Polens peinliche Posse auf dem EU-Gipfel
Ministerpräsidentin Szydlo boykottiert Erklärung / Dämpfer für Merkels »Europa der zwei Geschwindigkeiten«
Einige EU-Mitgliedsstaaten interpretieren den Vorschlag Merkels von einer EU mit zwei Geschwindigkeiten als »neuen Eisernen Vorhang zwischen Ost und West«. Natürlich war Polens Ministerpräsidentin Beata Szydlo nach dem gescheiterten Erpressungsversuch ihres Landes auf dem EU-Gipfel nicht zufrieden. Mit aller Macht hatte sie gedroht: Wenn ihr Landsmann Donald Tusk von den 27 anderen Staats- und Regierungschefs für weitere zweieinhalb Jahre im Amt des EU-Ratspräsidenten bestätigt werden sollte, würde sie im Namen Polens alle folgenden Gipfelbeschlüsse blockieren. So eine Drohung hatte es noch nie gegeben, der Eklat war zum Greifen nah.
Doch dann umschiffte der EUGipfel die drohende Klippe Polen un- erwartet elegant. Zunächst wählten die 27 Tusk einfach wieder – nur Szydlo stimmte nicht für ihn. Und dann ließ der dadurch gestärkte Tusk seine Landsfrau mit ihrer Drohung gleichsam ins Leere laufen. Nachdem der offizielle Gipfel am vorgerückten Donnerstagabend zu Ende gegangen war, veröffentlichte Tusk kurz nach Mitternacht die Schlussfolgerungen. Doch da diese Schlussfolgerungen nicht im Namen des Gipfels veröffentlicht werden konnten, weil dafür die Zustimmung Polens tatsächlich ausgeblieben war, veröffentlichte Tusk die Beschlüsse einfach im Namen des Ratspräsidenten. Mit der Vorbemerkung, dass das Folgende von 27 Mitgliedstaaten befürwortet werde. Konsens unter allen Gipfelteilnehmern habe nicht erreicht werden können, aus Gründen, die nichts mit den Beschlüssen zu tun hätten.

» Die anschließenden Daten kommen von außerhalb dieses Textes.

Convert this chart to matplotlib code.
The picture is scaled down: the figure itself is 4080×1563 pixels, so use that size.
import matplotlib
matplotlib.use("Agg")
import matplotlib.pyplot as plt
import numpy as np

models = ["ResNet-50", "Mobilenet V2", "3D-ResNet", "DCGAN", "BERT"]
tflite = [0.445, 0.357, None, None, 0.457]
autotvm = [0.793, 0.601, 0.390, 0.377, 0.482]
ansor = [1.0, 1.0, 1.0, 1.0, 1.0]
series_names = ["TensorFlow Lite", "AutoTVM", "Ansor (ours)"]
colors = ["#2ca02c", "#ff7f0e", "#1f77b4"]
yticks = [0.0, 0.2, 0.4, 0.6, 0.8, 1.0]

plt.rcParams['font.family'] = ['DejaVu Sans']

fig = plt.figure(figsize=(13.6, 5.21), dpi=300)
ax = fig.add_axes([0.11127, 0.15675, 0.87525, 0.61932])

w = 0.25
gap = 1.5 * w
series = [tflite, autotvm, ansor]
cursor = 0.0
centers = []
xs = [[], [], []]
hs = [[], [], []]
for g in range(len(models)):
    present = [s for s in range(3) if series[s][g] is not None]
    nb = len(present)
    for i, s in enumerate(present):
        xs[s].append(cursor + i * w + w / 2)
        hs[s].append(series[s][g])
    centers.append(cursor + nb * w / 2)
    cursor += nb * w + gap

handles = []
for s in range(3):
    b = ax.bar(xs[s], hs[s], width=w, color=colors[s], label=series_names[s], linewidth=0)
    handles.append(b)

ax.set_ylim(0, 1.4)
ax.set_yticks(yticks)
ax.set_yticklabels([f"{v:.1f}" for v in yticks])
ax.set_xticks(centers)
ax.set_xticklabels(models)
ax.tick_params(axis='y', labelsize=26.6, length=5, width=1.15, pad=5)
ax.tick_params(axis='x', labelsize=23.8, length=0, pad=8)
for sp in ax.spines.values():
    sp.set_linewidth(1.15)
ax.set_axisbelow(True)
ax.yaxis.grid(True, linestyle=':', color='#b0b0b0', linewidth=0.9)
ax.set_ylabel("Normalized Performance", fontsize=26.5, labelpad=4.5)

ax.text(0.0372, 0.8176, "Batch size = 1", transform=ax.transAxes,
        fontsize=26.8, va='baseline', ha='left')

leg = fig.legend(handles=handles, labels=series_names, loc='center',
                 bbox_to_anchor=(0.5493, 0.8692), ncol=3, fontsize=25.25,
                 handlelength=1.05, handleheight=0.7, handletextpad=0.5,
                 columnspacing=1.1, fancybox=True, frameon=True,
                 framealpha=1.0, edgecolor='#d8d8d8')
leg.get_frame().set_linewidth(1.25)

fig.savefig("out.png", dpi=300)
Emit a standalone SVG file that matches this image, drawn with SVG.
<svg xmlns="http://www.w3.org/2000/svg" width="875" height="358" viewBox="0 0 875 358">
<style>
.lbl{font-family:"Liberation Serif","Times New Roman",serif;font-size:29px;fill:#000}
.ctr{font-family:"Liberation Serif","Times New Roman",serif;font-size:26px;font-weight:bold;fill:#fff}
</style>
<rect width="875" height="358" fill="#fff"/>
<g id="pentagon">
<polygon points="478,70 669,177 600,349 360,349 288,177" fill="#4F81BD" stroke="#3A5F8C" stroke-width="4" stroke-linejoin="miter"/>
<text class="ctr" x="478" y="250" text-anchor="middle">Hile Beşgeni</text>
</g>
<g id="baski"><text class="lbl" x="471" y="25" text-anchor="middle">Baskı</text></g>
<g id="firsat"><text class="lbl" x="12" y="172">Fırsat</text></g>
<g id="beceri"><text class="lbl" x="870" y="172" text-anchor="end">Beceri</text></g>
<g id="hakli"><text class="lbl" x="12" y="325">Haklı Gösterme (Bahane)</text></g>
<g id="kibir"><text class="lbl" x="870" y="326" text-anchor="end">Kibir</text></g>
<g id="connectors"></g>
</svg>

Unterdessen hatte Szydlo auf der polnischen Pressekonferenz heftig geschimpft. »Wie kann es sein, dass 27 europäische Staats- und Regierungschefs nicht auf die Argumente eines Mitgliedstaats hören wollen, der berechtigte Gründe gegen einen Kandidaten für einen Posten hat«, fragte sie. »Warum respektieren wir uns nicht gegenseitig und hören aufeinander«, so Szydlo weiter. Und dann kamen noch Anschuldigungen, die sich unausgesprochen gegen Deutschland richteten. Der EU-Rat diene nur den Interessen einer kleinen Zahl von Staaten. Sie, Szydlo, habe andere Länderchefs daran erinnert, dass sie überrollt werden könnten.

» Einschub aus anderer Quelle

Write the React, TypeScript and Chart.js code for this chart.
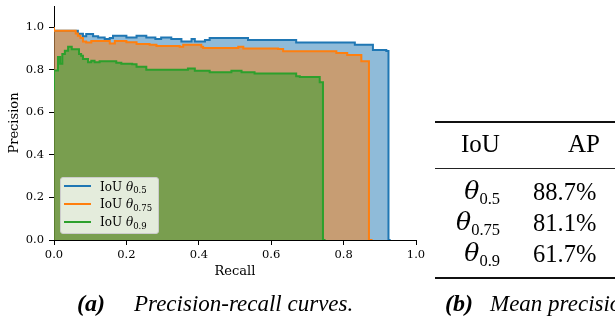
import React, { useEffect, useRef } from 'react';
import { Chart, registerables } from 'chart.js';

Chart.register(...registerables);

// ---- data ----
const seriesNames = ['0.5', '0.75', '0.9'];
const lineColors = ['#1f77b4', '#ff7f0e', '#2ca02c'];
const fillColors = ['rgba(31,119,180,0.5)', 'rgba(255,127,14,0.5)', 'rgba(44,160,44,0.5)'];

const recall50 = [0, 0.066, 0.08, 0.089, 0.108, 0.122, 0.14, 0.154, 0.163, 0.2, 0.228, 0.255, 0.28, 0.296, 0.324, 0.352, 0.38, 0.389, 0.417, 0.43, 0.536, 0.669, 0.831, 0.881, 0.918, 0.924, 0.93];
const precision50 = [1.0, 0.984, 0.97, 0.958, 0.968, 0.958, 0.952, 0.945, 0.95, 0.96, 0.952, 0.96, 0.952, 0.945, 0.952, 0.945, 0.933, 0.945, 0.933, 0.94, 0.95, 0.94, 0.929, 0.918, 0.893, 0.888, 0];

const recall75 = [0, 0.06, 0.066, 0.073, 0.08, 0.089, 0.103, 0.154, 0.168, 0.2, 0.228, 0.264, 0.283, 0.347, 0.357, 0.407, 0.412, 0.509, 0.523, 0.619, 0.633, 0.78, 0.81, 0.849, 0.87, 0.88];
const precision75 = [1.0, 0.984, 0.971, 0.96, 0.949, 0.933, 0.929, 0.936, 0.924, 0.936, 0.93, 0.921, 0.918, 0.912, 0.909, 0.918, 0.909, 0.902, 0.909, 0.9, 0.898, 0.887, 0.879, 0.87, 0.84, 0];

const recall90 = [0, 0.011, 0.017, 0.023, 0.03, 0.039, 0.049, 0.069, 0.075, 0.08, 0.094, 0.103, 0.112, 0.126, 0.172, 0.186, 0.216, 0.228, 0.255, 0.37, 0.389, 0.43, 0.49, 0.518, 0.554, 0.669, 0.679, 0.734, 0.743, 0.75];
const precision90 = [0.703, 0.797, 0.86, 0.828, 0.874, 0.89, 0.908, 0.897, 0.874, 0.866, 0.851, 0.836, 0.843, 0.836, 0.84, 0.833, 0.828, 0.826, 0.815, 0.8, 0.806, 0.796, 0.789, 0.796, 0.789, 0.783, 0.77, 0.766, 0.741, 0];

const xTickValues = [0, 0.2, 0.4, 0.6, 0.8, 1.0];
const yTickValues = [0, 0.2, 0.4, 0.6, 0.8, 1.0];

const tableHeader = ['IoU', 'AP'];
const apValues = ['88.7%', '81.1%', '61.7%'];

const recalls = [recall50, recall75, recall90];
const precisions = [precision50, precision75, precision90];

const SERIF = 'Liberation Serif';
const DJ = 'DejaVu Serif';

export default function App() {
  const ref = useRef<HTMLCanvasElement>(null);

  useEffect(() => {
    const canvas = ref.current!;
    const tickFont = { family: DJ, size: 11.5 };
    const labelFont = { family: DJ, size: 13 };
    const datasets = seriesNames.map((name, i) => ({
      label: 'IoU θ' + name,
      data: recalls[i].map((x, j) => ({ x, y: precisions[i][j] })),
      borderColor: lineColors[i],
      backgroundColor: fillColors[i],
      borderWidth: 2,
      pointRadius: 0,
      stepped: 'after' as const,
      fill: 'origin',
      order: 3 - i,
    }));
    const chart = new Chart(canvas, {
      type: 'line',
      data: { datasets },
      options: {
        responsive: false,
        animation: false,
        layout: { padding: { left: 0, top: 6, right: 199, bottom: 0 } },
        plugins: { legend: { display: false }, tooltip: { enabled: false } },
        scales: {
          x: {
            type: 'linear',
            min: 0,
            max: 1,
            afterBuildTicks: (s: any) => { s.ticks = xTickValues.map((v) => ({ value: v })); },
            afterFit: (s: any) => { s.height = 80; s.paddingLeft = 0; s.paddingRight = 0; },
            ticks: { font: tickFont, color: '#000', padding: 3, maxRotation: 0, autoSkip: false, callback: (v: any) => Number(v).toFixed(1) },
            grid: { display: true, drawOnChartArea: false, drawTicks: true, tickLength: 5, color: '#000', tickColor: '#000', lineWidth: 1 },
            border: { display: true, color: '#000', width: 1 },
            title: { display: true, text: 'Recall', font: labelFont, color: '#000', padding: { top: 0, bottom: 41 } },
          },
          y: {
            type: 'linear',
            min: 0,
            max: 1.1,
            afterBuildTicks: (s: any) => { s.ticks = yTickValues.map((v) => ({ value: v })); },
            afterFit: (s: any) => { s.width = 54; s.paddingTop = 0; s.paddingBottom = 0; },
            ticks: { font: tickFont, color: '#000', padding: 5, autoSkip: false, callback: (v: any) => Number(v).toFixed(1) },
            grid: { display: true, drawOnChartArea: false, drawTicks: true, tickLength: 5, color: '#000', tickColor: '#000', lineWidth: 1 },
            border: { display: true, color: '#000', width: 1 },
            title: { display: true, text: 'Precision', font: labelFont, color: '#000', padding: { top: 6.7, bottom: 0 } },
          },
        },
      } as any,
    });
    return () => chart.destroy();
  }, []);

  const legendLineY = [186, 203.5, 221.5];
  const rowBase = [200, 231, 262];

  return (
    <div style={{ position: 'absolute', left: 0, top: 0, width: 615, height: 320, background: '#fff', overflow: 'hidden' }}>
      <canvas ref={ref} width={615} height={320} style={{ position: 'absolute', left: 0, top: 0 }} />

      {/* legend */}
      <div style={{ position: 'absolute', left: 60, top: 177, width: 97, height: 55, background: 'rgba(255,255,255,0.8)', border: '1px solid #cccccc', borderRadius: 3 }} />
      {seriesNames.map((name, i) => (
        <React.Fragment key={name}>
          <div style={{ position: 'absolute', left: 64, top: legendLineY[i] - 1, width: 27, height: 2, background: lineColors[i] }} />
          <div style={{ position: 'absolute', left: 100, top: legendLineY[i] + 4.7 - 10.1, fontFamily: DJ, fontSize: 12, lineHeight: 1, whiteSpace: 'nowrap', color: '#000' }}>
            IoU <span style={{ fontStyle: 'italic' }}>θ</span>
            <span style={{ fontSize: 8.5, position: 'relative', top: 2.5 }}>{name}</span>
          </div>
        </React.Fragment>
      ))}

      {/* table */}
      <div style={{ position: 'absolute', left: 435, top: 121, width: 200, height: 2, background: '#111' }} />
      <div style={{ position: 'absolute', left: 461, top: 152.3 - 21, fontFamily: SERIF, fontSize: 25, lineHeight: 1, color: '#000' }}>{tableHeader[0]}</div>
      <div style={{ position: 'absolute', left: 568, top: 152.3 - 21, fontFamily: SERIF, fontSize: 25, lineHeight: 1, color: '#000' }}>{tableHeader[1]}</div>
      <div style={{ position: 'absolute', left: 435, top: 168, width: 200, height: 1, background: '#222' }} />
      {seriesNames.map((name, i) => (
        <React.Fragment key={'r' + name}>
          <div style={{ position: 'absolute', left: 0, width: 500, textAlign: 'right', top: rowBase[i] - 21.8, fontFamily: SERIF, fontSize: 26, lineHeight: 1, whiteSpace: 'nowrap', color: '#000' }}>
            <span style={{ fontStyle: 'italic', fontFamily: DJ, fontSize: 25 }}>θ</span>
            <span style={{ fontSize: 16.5, position: 'relative', top: 5 }}>{name}</span>
          </div>
          <div style={{ position: 'absolute', left: 533, top: rowBase[i] - 20.5, fontFamily: SERIF, fontSize: 24.5, lineHeight: 1, whiteSpace: 'nowrap', color: '#000' }}>
            {apValues[i]}
          </div>
        </React.Fragment>
      ))}
      <div style={{ position: 'absolute', left: 435, top: 277, width: 200, height: 2, background: '#111' }} />

      {/* captions */}
      <div style={{ position: 'absolute', left: 77, top: 311 - 20.1, fontFamily: SERIF, fontSize: 24, lineHeight: 1, whiteSpace: 'nowrap', fontStyle: 'italic', fontWeight: 'bold', color: '#000' }}>(a)</div>
      <div style={{ position: 'absolute', left: 134, top: 311 - 19.3, fontFamily: SERIF, fontSize: 23, lineHeight: 1, whiteSpace: 'nowrap', fontStyle: 'italic', color: '#000' }}>Precision-recall curves.</div>
      <div style={{ position: 'absolute', left: 445, top: 311 - 20.1, fontFamily: SERIF, fontSize: 24, lineHeight: 1, whiteSpace: 'nowrap', fontStyle: 'italic', fontWeight: 'bold', color: '#000' }}>(b)</div>
      <div style={{ position: 'absolute', left: 490, top: 311 - 19.3, fontFamily: SERIF, fontSize: 23, lineHeight: 1, whiteSpace: 'nowrap', fontStyle: 'italic', color: '#000' }}>Mean precision.</div>
    </div>
  );
}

Und damit war die Ministerpräsidentin wieder bei dem Thema, das ihrer nationalkonservativen Partei Recht und Gerechtigkeit (PiS) so lieb und teuer ist: Polen als das ewige Opfer der Mächtigen in Europa, als Spielball der übermächtigen Nachbarn Deutschland – jetzt unter dem Deckmantel der EU – und Russland. Kein Funke von Selbstzweifel, dass ihr eigenes Vorgehen nicht wirklich viel mit genau dem Respekt und Hören auf Andere zu tun hatte, das sie von ihren EU-Kollegen forderte. Selbst die Tatsache, dass die über die Visegrád-Gruppe mit Polen verbundenen Länderchefs von Tschechien, Slowakei und Ungarn Tusk ohne Probleme wählten, änderte nichts an Szydlos Sicht der Dinge.

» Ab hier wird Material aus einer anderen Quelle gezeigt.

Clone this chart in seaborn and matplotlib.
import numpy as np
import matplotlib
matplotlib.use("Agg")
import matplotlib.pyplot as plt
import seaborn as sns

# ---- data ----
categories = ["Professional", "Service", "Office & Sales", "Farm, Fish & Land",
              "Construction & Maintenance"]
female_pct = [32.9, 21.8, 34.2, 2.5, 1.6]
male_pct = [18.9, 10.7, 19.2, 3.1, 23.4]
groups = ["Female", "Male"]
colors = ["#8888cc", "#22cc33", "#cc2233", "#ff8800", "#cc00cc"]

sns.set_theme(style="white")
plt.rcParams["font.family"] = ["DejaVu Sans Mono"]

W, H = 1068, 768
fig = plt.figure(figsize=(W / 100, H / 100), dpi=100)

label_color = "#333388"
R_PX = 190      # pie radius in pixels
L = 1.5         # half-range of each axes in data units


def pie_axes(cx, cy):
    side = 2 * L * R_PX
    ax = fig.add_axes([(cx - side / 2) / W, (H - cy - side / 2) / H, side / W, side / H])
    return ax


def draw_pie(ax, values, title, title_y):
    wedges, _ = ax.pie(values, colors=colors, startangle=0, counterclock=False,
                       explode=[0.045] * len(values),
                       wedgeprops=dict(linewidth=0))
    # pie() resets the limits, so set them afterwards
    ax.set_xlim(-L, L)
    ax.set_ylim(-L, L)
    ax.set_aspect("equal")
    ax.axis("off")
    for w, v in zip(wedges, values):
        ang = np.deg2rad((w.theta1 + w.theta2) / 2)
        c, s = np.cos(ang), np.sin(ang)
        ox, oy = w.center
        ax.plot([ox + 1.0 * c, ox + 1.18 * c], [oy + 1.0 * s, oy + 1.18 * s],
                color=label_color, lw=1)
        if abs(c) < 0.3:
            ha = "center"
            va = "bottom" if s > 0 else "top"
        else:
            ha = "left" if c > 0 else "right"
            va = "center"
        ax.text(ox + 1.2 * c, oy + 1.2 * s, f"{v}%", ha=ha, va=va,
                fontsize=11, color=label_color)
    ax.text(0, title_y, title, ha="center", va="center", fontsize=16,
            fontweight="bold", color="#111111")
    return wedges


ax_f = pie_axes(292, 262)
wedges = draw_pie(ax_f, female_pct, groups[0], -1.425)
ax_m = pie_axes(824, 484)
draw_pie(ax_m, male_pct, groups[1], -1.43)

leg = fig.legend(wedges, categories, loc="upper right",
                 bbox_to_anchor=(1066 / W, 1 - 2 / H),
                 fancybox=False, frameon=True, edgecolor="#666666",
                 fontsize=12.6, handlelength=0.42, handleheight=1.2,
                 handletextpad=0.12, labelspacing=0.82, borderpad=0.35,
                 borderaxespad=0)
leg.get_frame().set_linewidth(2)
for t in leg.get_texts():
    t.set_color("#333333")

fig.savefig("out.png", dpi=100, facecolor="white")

Unter diesen Voraussetzungen schien das informelle Gipfeltreffen am Freitag ohne die Britin Theresa May unter schlechten Vorzeichen zu starten. Dort sollte es um die Zukunft Europas gehen. Inhaltliche Weichen für die Erklärung von Rom am 25. März sollten gefunden werden, mit der die EU ihre dann 60 Jahre alt werdende Gründungsakte feiern will. Schon im Vorfeld gab es unterschiedliche Posi- tionen. Deutschland, Frankreich, Spanien und Italien halten viel von der Idee eines Europas der zwei Geschwindigkeiten, die Visegrád-Gruppe ist dagegen. Aus Angst, zu einer EU zweiter Klasse zu werden.
Sehr konstruktiv seien die Gespräche verlaufen, sagte am Freitag Tusk. Das mag auch daran gelegen haben, dass Deutschlands Vorstellungen einen Dämpfer erhalten hatten. Denn anscheinend war die Idee eines Europas der zwei Geschwindigkeiten auf wenig Gegenliebe gestoßen. Auch Tusk und EU-Kommissionspräsident Jean-Claude Juncker zeigten sich skeptisch, ob das ein guter Weg für die EU sein könnte. Einige Länder interpretierten den Vorschlag als Trennlinie und »neuen Eisernen Vorhang zwischen Ost und West«, sagte Juncker. Was letztlich in der Erklärung von Rom geschrieben sein wird, darf mit Spannung erwartet werden.